Short task:
Retype each line of the material exactly, please, skipping any picture in it.

[Begin Records supplied]

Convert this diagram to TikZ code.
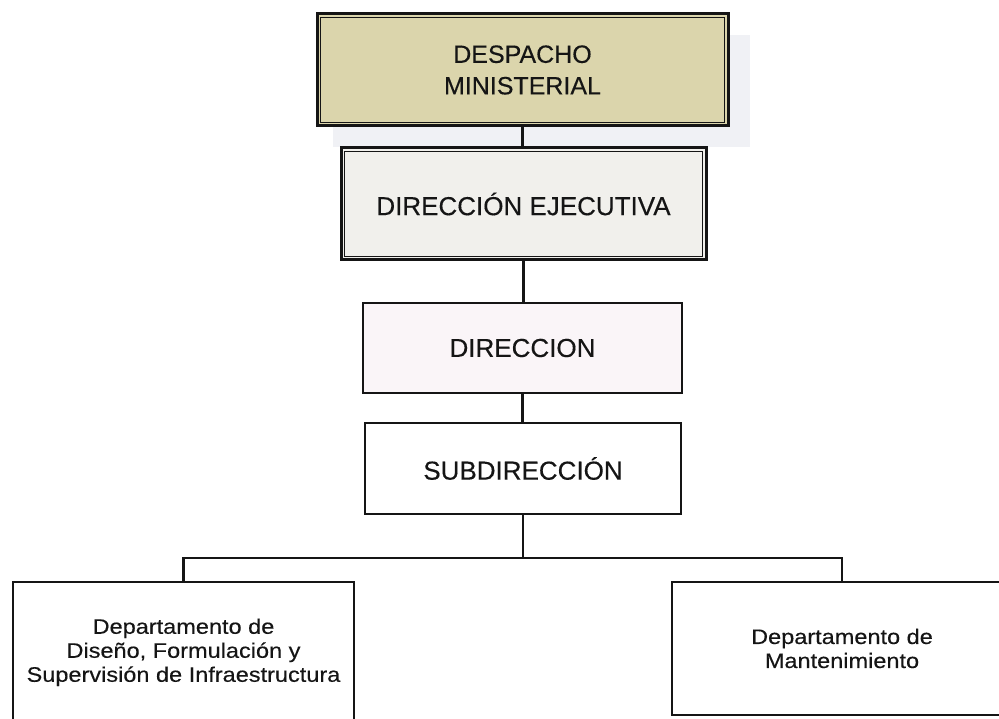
\documentclass[tikz,border=0pt]{standalone}
\usepackage{fontspec}
\setmainfont{Liberation Sans}
\newfontfamily\mainw{Liberation Sans}[UprightFeatures={FakeBold=0.3}]
\newfontfamily\widefont{Liberation Sans}[UprightFeatures={FakeStretch=1.12,FakeBold=0.3}]
\definecolor{tanfill}{HTML}{DBD5AC}
\definecolor{grayfill}{HTML}{F1F0EC}
\definecolor{pinkfill}{HTML}{FAF5F8}
\definecolor{shadowc}{HTML}{F0F1F5}
\definecolor{ink}{HTML}{151515}
\tikzset{
  box/.style={draw=ink, line width=2.4pt, inner sep=0pt, align=center, text=ink},
  dbox/.style={box, line width=3pt},
  bigtext/.style={font=\mainw\fontsize{26}{30}\selectfont},
  toptext/.style={font=\mainw\fontsize{25}{31.5}\selectfont},
  smalltext/.style={font=\widefont\fontsize{21}{24}\selectfont},
  conn/.style={draw=ink, line width=2.2pt},
  innerline/.style={draw=ink, line width=1.6pt}
}
\begin{document}
\begin{tikzpicture}[x=1pt,y=1pt]
\useasboundingbox[fill=white] (0,0) rectangle (999,719);
% faint shadow behind top box
\fill[shadowc] (333,572) rectangle (750,684);
% nodes
\node[dbox, toptext, fill=tanfill, minimum width=411pt, minimum height=112pt] (top) at (522.5,649) {DESPACHO\\MINISTERIAL};
\draw[innerline] ([shift={(5,-5)}]top.north west) rectangle ([shift={(-5,5)}]top.south east);
\node[dbox, bigtext, fill=grayfill, minimum width=365pt, minimum height=112pt] (de) at (523.5,515) {DIRECCIÓN EJECUTIVA};
\draw[innerline] ([shift={(5,-5)}]de.north west) rectangle ([shift={(-5,5)}]de.south east);
\node[box, bigtext, fill=pinkfill, minimum width=319pt, minimum height=90pt] (dir) at (522.5,371) {DIRECCION};
\node[box, bigtext, fill=white, minimum width=316pt, minimum height=91pt] (sub) at (523,250.5) {SUBDIRECCIÓN};
\node[box, smalltext, fill=white, minimum width=341pt, minimum height=142pt] (left) at (183.5,66)
  {\raisebox{5pt}{\begin{tabular}{@{}c@{}}Departamento de\\Diseño, Formulación y\\Supervisión de Infraestructura\end{tabular}}};
\node[box, smalltext, fill=white, minimum width=340pt, minimum height=133pt] (right) at (842,70.5)
  {Departamento de\\Mantenimiento};
% connectors
\coordinate (bus) at (523,161);
\draw[conn] (top.south) -- (top.south |- de.north);
\draw[conn] (de.south) -- (de.south |- dir.north);
\draw[conn] (dir.south) -- (dir.south |- sub.north);
\draw[conn] (sub.south) -- (sub.south |- bus);
\draw[conn] (left.north) -- (left.north |- bus) -- (right.north |- bus) -- (right.north);
\end{tikzpicture}
\end{document}
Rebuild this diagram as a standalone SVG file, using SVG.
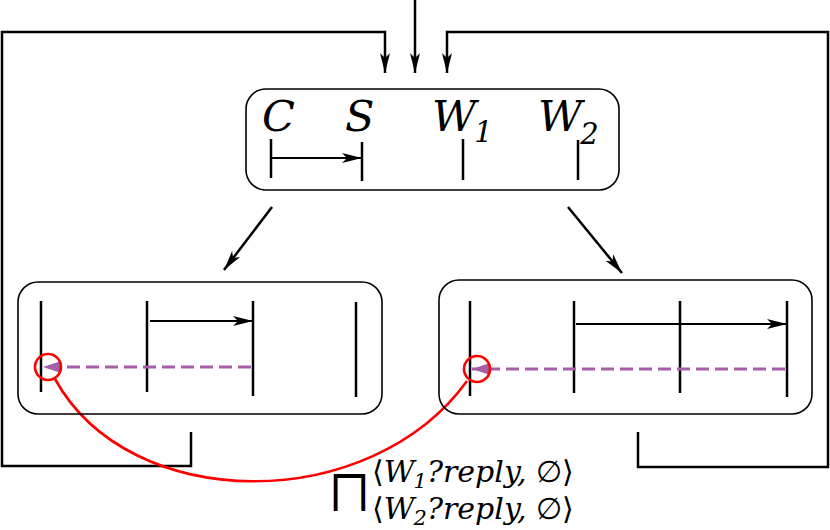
<svg xmlns="http://www.w3.org/2000/svg" width="830" height="530" viewBox="0 0 830 530">
<defs>
<marker id="ah" markerUnits="userSpaceOnUse" markerWidth="24" markerHeight="14" refX="20" refY="7" orient="auto" overflow="visible">
<path d="M0,2 L20,7 L0,12 L5,7 z" fill="#000"/>
</marker>
<marker id="ap" markerUnits="userSpaceOnUse" markerWidth="20" markerHeight="14" refX="18" refY="7" orient="auto" overflow="visible">
<path d="M0,1 L18,7 L0,13 z" fill="#a55ea8"/>
</marker>
</defs>
<style>
.box{fill:none;stroke:#000;stroke-width:1.6}
.ll{stroke:#000;stroke-width:2.5;fill:none}
.msg{stroke:#000;stroke-width:2.2;fill:none;marker-end:url(#ah)}
.rep{stroke:#a55ea8;stroke-width:3;fill:none;stroke-dasharray:13 6;marker-end:url(#ap)}
.con{stroke:#000;stroke-width:2.5;fill:none}
.lab{font-family:"DejaVu Serif",serif;font-style:italic;fill:#000}
.red{stroke:#f00;stroke-width:2.6;fill:none}
</style>
<g id="connectors">
<path class="con" d="M415,0 L415,73" marker-end="url(#ah)"/>
<path class="con" d="M191,432 L191,466 L2,466 L2,32 L385,32 L385,73" marker-end="url(#ah)"/>
<path class="con" d="M638,432 L638,467 L828,467 L828,32 L447,32 L447,73" marker-end="url(#ah)"/>
<path class="con" d="M272,207 L224,270" marker-end="url(#ah)"/>
<path class="con" d="M568,207 L622,273" marker-end="url(#ah)"/>
<path class="red" d="M55,379 C130,515 370,515 467,381"/>
</g>
<g id="top">
<rect class="box" x="246" y="89" width="373" height="101" rx="20"/>
<text class="lab" x="262" y="131" font-size="43">C</text>
<text class="lab" x="345" y="131" font-size="43">S</text>
<text class="lab" x="432" y="131" font-size="43">W<tspan font-size="29" dy="11" dx="-2">1</tspan></text>
<text class="lab" x="538" y="131" font-size="43">W<tspan font-size="29" dy="13" dx="-2">2</tspan></text>
<line class="ll" x1="271" y1="139" x2="271" y2="178"/>
<line class="ll" x1="362" y1="142" x2="362" y2="181"/>
<line class="ll" x1="463" y1="139" x2="463" y2="180"/>
<line class="ll" x1="578" y1="140" x2="578" y2="180"/>
<line class="msg" x1="271" y1="158" x2="362" y2="158"/>
</g>
<g id="left">
<rect class="box" x="18" y="282" width="364" height="132" rx="20"/>
<line class="ll" x1="41" y1="301" x2="41" y2="392"/>
<line class="ll" x1="147" y1="301" x2="147" y2="392"/>
<line class="ll" x1="253" y1="301" x2="253" y2="396"/>
<line class="ll" x1="356" y1="302" x2="356" y2="397"/>
<line class="msg" x1="150" y1="321" x2="253" y2="321"/>
<line class="rep" x1="251" y1="367" x2="43" y2="367"/>
<circle class="red" cx="48" cy="367" r="13"/>
</g>
<g id="right">
<rect class="box" x="439" y="280" width="373" height="134" rx="20"/>
<line class="ll" x1="470" y1="301" x2="470" y2="396"/>
<line class="ll" x1="574" y1="301" x2="574" y2="393"/>
<line class="ll" x1="680" y1="301" x2="680" y2="393"/>
<line class="ll" x1="787" y1="301" x2="787" y2="397"/>
<line class="msg" x1="576" y1="324" x2="787" y2="324"/>
<line class="rep" x1="785" y1="369" x2="472" y2="369"/>
<circle class="red" cx="477" cy="369" r="13"/>
</g>
<g id="label">
<text x="331" y="508" font-family="DejaVu Sans,sans-serif" font-size="46">⨅</text>
<text class="lab" x="372" y="482" font-size="30"><tspan font-style="normal">⟨</tspan>W<tspan font-size="21" dy="6" dx="-1">1</tspan><tspan dy="-6">?reply, </tspan><tspan font-style="normal">∅⟩</tspan></text>
<text class="lab" x="372" y="519" font-size="30"><tspan font-style="normal">⟨</tspan>W<tspan font-size="21" dy="6" dx="-1">2</tspan><tspan dy="-6">?reply, </tspan><tspan font-style="normal">∅⟩</tspan></text>
</g>
</svg>
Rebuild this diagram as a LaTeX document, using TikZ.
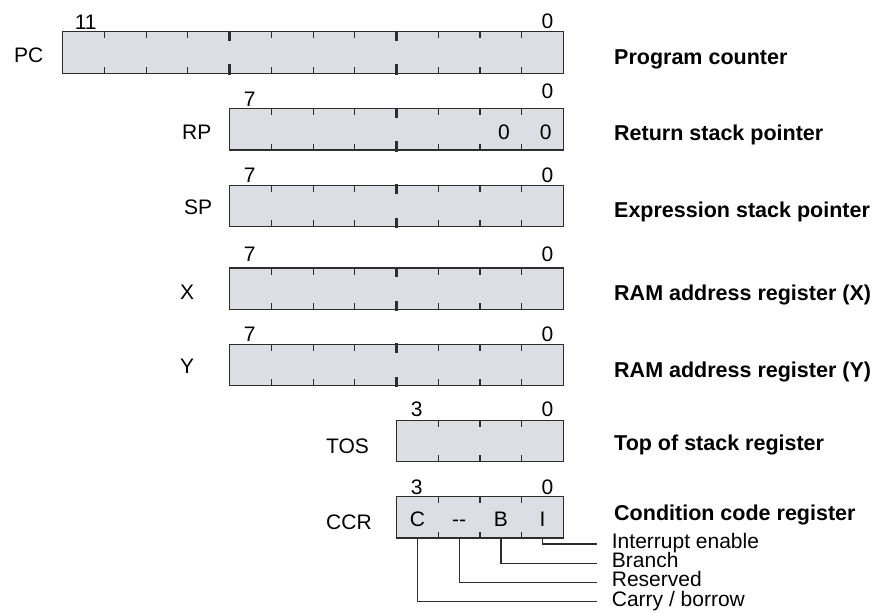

[End Records supplied]

Answer to the task:
Convert this diagram to TikZ code.
\documentclass[tikz,border=0pt]{standalone}
\usepackage{fontspec}
\setmainfont{Liberation Sans}
\newfontfamily\mainw{Liberation Sans}[UprightFeatures={FakeBold=0.3}]
\newfontfamily\widefont{Liberation Sans}[UprightFeatures={FakeStretch=1.12,FakeBold=0.3}]
\definecolor{tanfill}{HTML}{DBD5AC}
\definecolor{grayfill}{HTML}{F1F0EC}
\definecolor{pinkfill}{HTML}{FAF5F8}
\definecolor{shadowc}{HTML}{F0F1F5}
\definecolor{ink}{HTML}{151515}
\tikzset{
  box/.style={draw=ink, line width=2.4pt, inner sep=0pt, align=center, text=ink},
  dbox/.style={box, line width=3pt},
  bigtext/.style={font=\mainw\fontsize{26}{30}\selectfont},
  toptext/.style={font=\mainw\fontsize{25}{31.5}\selectfont},
  smalltext/.style={font=\widefont\fontsize{21}{24}\selectfont},
  conn/.style={draw=ink, line width=2.2pt},
  innerline/.style={draw=ink, line width=1.6pt}
}
\begin{document}
\begin{tikzpicture}[x=1pt,y=1pt]
\useasboundingbox[fill=white] (0,0) rectangle (999,719);
% faint shadow behind top box
\fill[shadowc] (333,572) rectangle (750,684);
% nodes
\node[dbox, toptext, fill=tanfill, minimum width=411pt, minimum height=112pt] (top) at (522.5,649) {DESPACHO\\MINISTERIAL};
\draw[innerline] ([shift={(5,-5)}]top.north west) rectangle ([shift={(-5,5)}]top.south east);
\node[dbox, bigtext, fill=grayfill, minimum width=365pt, minimum height=112pt] (de) at (523.5,515) {DIRECCIÓN EJECUTIVA};
\draw[innerline] ([shift={(5,-5)}]de.north west) rectangle ([shift={(-5,5)}]de.south east);
\node[box, bigtext, fill=pinkfill, minimum width=319pt, minimum height=90pt] (dir) at (522.5,371) {DIRECCION};
\node[box, bigtext, fill=white, minimum width=316pt, minimum height=91pt] (sub) at (523,250.5) {SUBDIRECCIÓN};
\node[box, smalltext, fill=white, minimum width=341pt, minimum height=142pt] (left) at (183.5,66)
  {\raisebox{5pt}{\begin{tabular}{@{}c@{}}Departamento de\\Diseño, Formulación y\\Supervisión de Infraestructura\end{tabular}}};
\node[box, smalltext, fill=white, minimum width=340pt, minimum height=133pt] (right) at (842,70.5)
  {Departamento de\\Mantenimiento};
% connectors
\coordinate (bus) at (523,161);
\draw[conn] (top.south) -- (top.south |- de.north);
\draw[conn] (de.south) -- (de.south |- dir.north);
\draw[conn] (dir.south) -- (dir.south |- sub.north);
\draw[conn] (sub.south) -- (sub.south |- bus);
\draw[conn] (left.north) -- (left.north |- bus) -- (right.north |- bus) -- (right.north);
\end{tikzpicture}
\end{document}
Rebuild this diagram as a standalone SVG file, using SVG.
<svg xmlns="http://www.w3.org/2000/svg" width="830" height="530" viewBox="0 0 830 530">
<defs>
<marker id="ah" markerUnits="userSpaceOnUse" markerWidth="24" markerHeight="14" refX="20" refY="7" orient="auto" overflow="visible">
<path d="M0,2 L20,7 L0,12 L5,7 z" fill="#000"/>
</marker>
<marker id="ap" markerUnits="userSpaceOnUse" markerWidth="20" markerHeight="14" refX="18" refY="7" orient="auto" overflow="visible">
<path d="M0,1 L18,7 L0,13 z" fill="#a55ea8"/>
</marker>
</defs>
<style>
.box{fill:none;stroke:#000;stroke-width:1.6}
.ll{stroke:#000;stroke-width:2.5;fill:none}
.msg{stroke:#000;stroke-width:2.2;fill:none;marker-end:url(#ah)}
.rep{stroke:#a55ea8;stroke-width:3;fill:none;stroke-dasharray:13 6;marker-end:url(#ap)}
.con{stroke:#000;stroke-width:2.5;fill:none}
.lab{font-family:"DejaVu Serif",serif;font-style:italic;fill:#000}
.red{stroke:#f00;stroke-width:2.6;fill:none}
</style>
<g id="connectors">
<path class="con" d="M415,0 L415,73" marker-end="url(#ah)"/>
<path class="con" d="M191,432 L191,466 L2,466 L2,32 L385,32 L385,73" marker-end="url(#ah)"/>
<path class="con" d="M638,432 L638,467 L828,467 L828,32 L447,32 L447,73" marker-end="url(#ah)"/>
<path class="con" d="M272,207 L224,270" marker-end="url(#ah)"/>
<path class="con" d="M568,207 L622,273" marker-end="url(#ah)"/>
<path class="red" d="M55,379 C130,515 370,515 467,381"/>
</g>
<g id="top">
<rect class="box" x="246" y="89" width="373" height="101" rx="20"/>
<text class="lab" x="262" y="131" font-size="43">C</text>
<text class="lab" x="345" y="131" font-size="43">S</text>
<text class="lab" x="432" y="131" font-size="43">W<tspan font-size="29" dy="11" dx="-2">1</tspan></text>
<text class="lab" x="538" y="131" font-size="43">W<tspan font-size="29" dy="13" dx="-2">2</tspan></text>
<line class="ll" x1="271" y1="139" x2="271" y2="178"/>
<line class="ll" x1="362" y1="142" x2="362" y2="181"/>
<line class="ll" x1="463" y1="139" x2="463" y2="180"/>
<line class="ll" x1="578" y1="140" x2="578" y2="180"/>
<line class="msg" x1="271" y1="158" x2="362" y2="158"/>
</g>
<g id="left">
<rect class="box" x="18" y="282" width="364" height="132" rx="20"/>
<line class="ll" x1="41" y1="301" x2="41" y2="392"/>
<line class="ll" x1="147" y1="301" x2="147" y2="392"/>
<line class="ll" x1="253" y1="301" x2="253" y2="396"/>
<line class="ll" x1="356" y1="302" x2="356" y2="397"/>
<line class="msg" x1="150" y1="321" x2="253" y2="321"/>
<line class="rep" x1="251" y1="367" x2="43" y2="367"/>
<circle class="red" cx="48" cy="367" r="13"/>
</g>
<g id="right">
<rect class="box" x="439" y="280" width="373" height="134" rx="20"/>
<line class="ll" x1="470" y1="301" x2="470" y2="396"/>
<line class="ll" x1="574" y1="301" x2="574" y2="393"/>
<line class="ll" x1="680" y1="301" x2="680" y2="393"/>
<line class="ll" x1="787" y1="301" x2="787" y2="397"/>
<line class="msg" x1="576" y1="324" x2="787" y2="324"/>
<line class="rep" x1="785" y1="369" x2="472" y2="369"/>
<circle class="red" cx="477" cy="369" r="13"/>
</g>
<g id="label">
<text x="331" y="508" font-family="DejaVu Sans,sans-serif" font-size="46">⨅</text>
<text class="lab" x="372" y="482" font-size="30"><tspan font-style="normal">⟨</tspan>W<tspan font-size="21" dy="6" dx="-1">1</tspan><tspan dy="-6">?reply, </tspan><tspan font-style="normal">∅⟩</tspan></text>
<text class="lab" x="372" y="519" font-size="30"><tspan font-style="normal">⟨</tspan>W<tspan font-size="21" dy="6" dx="-1">2</tspan><tspan dy="-6">?reply, </tspan><tspan font-style="normal">∅⟩</tspan></text>
</g>
</svg>
Rebuild this diagram as a LaTeX document, using TikZ.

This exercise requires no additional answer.